Excerpted records:
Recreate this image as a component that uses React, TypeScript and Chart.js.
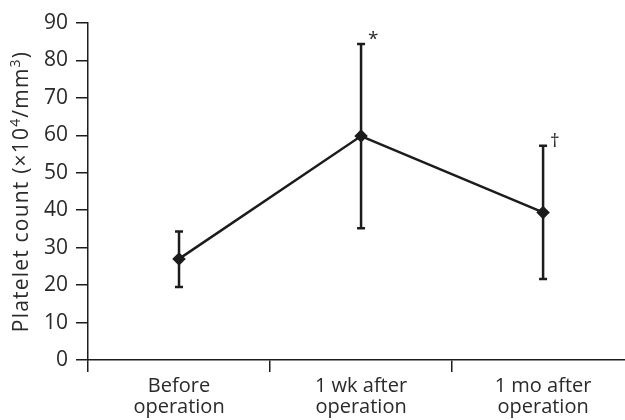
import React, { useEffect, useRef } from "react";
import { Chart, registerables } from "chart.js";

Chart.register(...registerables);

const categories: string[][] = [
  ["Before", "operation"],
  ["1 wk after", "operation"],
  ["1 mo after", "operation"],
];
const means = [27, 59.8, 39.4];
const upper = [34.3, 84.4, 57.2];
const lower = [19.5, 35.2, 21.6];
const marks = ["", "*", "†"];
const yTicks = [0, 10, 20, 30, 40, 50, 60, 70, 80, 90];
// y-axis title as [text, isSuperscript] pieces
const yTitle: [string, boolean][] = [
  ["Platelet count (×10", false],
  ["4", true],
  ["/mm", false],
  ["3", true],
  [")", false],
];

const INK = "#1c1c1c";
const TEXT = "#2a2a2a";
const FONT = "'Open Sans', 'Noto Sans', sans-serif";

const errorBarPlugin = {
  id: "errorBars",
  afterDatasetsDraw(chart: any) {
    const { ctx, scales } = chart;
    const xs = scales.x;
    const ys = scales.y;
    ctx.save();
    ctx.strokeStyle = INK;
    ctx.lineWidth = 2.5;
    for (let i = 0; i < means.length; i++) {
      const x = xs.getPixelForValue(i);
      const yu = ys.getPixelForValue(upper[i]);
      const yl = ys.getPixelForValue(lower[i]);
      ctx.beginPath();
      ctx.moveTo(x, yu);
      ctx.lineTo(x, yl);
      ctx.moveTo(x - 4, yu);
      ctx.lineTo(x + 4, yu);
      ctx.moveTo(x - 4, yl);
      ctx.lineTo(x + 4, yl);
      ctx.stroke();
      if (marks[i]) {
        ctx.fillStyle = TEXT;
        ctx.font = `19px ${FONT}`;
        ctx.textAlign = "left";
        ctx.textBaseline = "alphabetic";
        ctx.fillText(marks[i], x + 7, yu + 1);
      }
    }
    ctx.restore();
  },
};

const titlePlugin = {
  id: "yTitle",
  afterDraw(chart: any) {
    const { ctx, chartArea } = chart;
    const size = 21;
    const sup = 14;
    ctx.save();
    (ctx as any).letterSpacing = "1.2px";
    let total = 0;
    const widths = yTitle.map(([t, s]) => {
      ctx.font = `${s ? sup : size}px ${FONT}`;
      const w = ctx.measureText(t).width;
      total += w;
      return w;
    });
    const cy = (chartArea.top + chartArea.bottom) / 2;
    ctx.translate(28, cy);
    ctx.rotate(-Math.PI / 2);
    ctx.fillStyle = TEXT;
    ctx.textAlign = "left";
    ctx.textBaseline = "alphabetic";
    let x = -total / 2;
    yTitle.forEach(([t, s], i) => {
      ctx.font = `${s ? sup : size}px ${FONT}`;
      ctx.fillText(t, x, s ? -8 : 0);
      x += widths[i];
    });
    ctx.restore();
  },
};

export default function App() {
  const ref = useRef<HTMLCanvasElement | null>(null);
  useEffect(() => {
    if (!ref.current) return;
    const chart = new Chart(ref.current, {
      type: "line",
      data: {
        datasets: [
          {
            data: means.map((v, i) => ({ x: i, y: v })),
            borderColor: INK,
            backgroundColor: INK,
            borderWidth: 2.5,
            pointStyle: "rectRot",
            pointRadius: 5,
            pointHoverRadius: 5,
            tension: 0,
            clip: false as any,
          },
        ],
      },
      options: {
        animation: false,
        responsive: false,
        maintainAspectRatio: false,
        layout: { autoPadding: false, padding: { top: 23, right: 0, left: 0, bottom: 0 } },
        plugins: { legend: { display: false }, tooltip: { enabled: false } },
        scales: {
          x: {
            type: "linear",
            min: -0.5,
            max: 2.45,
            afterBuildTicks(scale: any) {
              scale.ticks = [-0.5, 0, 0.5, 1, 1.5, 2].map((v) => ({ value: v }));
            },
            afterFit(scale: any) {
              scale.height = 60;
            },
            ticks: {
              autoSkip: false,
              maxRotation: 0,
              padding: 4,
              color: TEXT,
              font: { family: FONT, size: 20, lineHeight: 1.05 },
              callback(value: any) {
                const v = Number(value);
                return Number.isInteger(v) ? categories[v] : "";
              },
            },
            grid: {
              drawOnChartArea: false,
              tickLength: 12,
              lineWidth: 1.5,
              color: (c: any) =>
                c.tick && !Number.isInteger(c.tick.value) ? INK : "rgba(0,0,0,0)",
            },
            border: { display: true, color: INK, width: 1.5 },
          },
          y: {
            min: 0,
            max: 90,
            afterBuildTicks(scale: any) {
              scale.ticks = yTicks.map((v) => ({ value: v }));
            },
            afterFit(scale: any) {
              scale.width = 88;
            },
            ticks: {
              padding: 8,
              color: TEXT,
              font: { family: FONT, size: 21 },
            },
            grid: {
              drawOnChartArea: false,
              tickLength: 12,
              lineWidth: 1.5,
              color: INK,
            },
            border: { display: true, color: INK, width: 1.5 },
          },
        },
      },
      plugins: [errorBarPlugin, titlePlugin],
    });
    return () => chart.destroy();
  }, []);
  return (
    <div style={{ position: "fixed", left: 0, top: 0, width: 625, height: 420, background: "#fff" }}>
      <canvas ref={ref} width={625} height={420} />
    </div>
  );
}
--
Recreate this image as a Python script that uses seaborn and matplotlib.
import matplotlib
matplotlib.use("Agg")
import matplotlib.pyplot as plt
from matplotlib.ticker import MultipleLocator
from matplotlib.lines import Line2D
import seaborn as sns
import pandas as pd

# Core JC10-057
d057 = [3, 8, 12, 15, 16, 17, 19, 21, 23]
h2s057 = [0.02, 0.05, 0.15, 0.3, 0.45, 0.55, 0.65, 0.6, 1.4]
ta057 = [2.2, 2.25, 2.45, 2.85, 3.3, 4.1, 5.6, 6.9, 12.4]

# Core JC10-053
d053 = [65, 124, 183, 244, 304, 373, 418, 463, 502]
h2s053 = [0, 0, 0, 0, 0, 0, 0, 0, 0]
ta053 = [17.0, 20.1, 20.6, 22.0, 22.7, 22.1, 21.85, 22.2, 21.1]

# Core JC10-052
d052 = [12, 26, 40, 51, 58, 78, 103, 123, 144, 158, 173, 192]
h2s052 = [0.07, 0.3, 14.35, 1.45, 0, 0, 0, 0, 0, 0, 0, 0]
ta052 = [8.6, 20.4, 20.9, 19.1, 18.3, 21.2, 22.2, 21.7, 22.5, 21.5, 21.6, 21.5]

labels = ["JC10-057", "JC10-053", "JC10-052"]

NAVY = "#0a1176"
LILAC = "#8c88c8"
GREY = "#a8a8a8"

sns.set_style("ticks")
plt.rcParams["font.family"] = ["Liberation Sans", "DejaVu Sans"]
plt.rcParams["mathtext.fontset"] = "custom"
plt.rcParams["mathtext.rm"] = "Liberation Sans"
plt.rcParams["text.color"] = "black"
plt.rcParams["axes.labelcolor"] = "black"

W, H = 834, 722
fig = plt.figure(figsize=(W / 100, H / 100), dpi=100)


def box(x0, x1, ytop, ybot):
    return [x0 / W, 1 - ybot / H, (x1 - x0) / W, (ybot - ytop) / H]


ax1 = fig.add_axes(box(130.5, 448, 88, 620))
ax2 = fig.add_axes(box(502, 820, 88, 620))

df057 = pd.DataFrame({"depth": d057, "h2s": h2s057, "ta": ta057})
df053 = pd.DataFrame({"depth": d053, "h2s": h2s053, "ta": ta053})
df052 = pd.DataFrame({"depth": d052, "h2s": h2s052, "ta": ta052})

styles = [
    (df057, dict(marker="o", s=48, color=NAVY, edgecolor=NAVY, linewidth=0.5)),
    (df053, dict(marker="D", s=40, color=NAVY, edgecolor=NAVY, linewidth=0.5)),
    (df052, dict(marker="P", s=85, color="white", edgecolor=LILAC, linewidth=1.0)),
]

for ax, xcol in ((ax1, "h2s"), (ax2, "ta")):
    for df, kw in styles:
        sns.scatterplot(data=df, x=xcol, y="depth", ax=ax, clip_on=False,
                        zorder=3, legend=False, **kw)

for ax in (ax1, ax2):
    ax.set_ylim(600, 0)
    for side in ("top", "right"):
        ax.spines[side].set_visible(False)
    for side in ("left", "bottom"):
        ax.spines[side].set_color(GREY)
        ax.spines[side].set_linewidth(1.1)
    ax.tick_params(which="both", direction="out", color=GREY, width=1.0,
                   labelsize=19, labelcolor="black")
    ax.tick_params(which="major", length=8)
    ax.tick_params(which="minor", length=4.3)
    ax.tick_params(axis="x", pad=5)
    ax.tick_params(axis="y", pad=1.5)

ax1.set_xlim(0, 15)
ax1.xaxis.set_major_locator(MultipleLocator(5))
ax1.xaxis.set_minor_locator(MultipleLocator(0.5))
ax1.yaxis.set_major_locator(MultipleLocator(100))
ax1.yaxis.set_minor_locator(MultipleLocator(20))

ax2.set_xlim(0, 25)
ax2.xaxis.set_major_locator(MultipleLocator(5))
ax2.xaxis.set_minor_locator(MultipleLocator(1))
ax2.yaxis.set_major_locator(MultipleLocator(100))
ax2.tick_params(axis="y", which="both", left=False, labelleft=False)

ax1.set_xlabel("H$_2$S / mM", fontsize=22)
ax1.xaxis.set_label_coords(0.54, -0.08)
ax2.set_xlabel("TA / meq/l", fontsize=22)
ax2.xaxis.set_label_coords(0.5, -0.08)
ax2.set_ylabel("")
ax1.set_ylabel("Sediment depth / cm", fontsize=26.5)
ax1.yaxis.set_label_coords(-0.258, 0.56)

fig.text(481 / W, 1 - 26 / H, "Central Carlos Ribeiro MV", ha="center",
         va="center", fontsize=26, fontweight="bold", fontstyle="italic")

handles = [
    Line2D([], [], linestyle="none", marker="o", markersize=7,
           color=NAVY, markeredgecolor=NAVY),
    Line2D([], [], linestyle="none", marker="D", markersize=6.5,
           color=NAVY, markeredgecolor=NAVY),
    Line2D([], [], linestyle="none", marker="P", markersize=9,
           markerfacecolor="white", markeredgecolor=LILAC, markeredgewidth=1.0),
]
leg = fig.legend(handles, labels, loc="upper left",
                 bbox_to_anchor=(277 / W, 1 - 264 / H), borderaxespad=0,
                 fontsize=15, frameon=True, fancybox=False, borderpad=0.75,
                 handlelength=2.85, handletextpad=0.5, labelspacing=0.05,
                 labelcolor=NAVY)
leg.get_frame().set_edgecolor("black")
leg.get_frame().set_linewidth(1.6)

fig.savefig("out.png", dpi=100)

Task directions:
Read the data above. Pull out each line in which the string "matplotlib" appears.

Problem solution:
Recreate this image as a Python script that uses seaborn and matplotlib.
import matplotlib
matplotlib.use("Agg")
import matplotlib.pyplot as plt
from matplotlib.ticker import MultipleLocator
from matplotlib.lines import Line2D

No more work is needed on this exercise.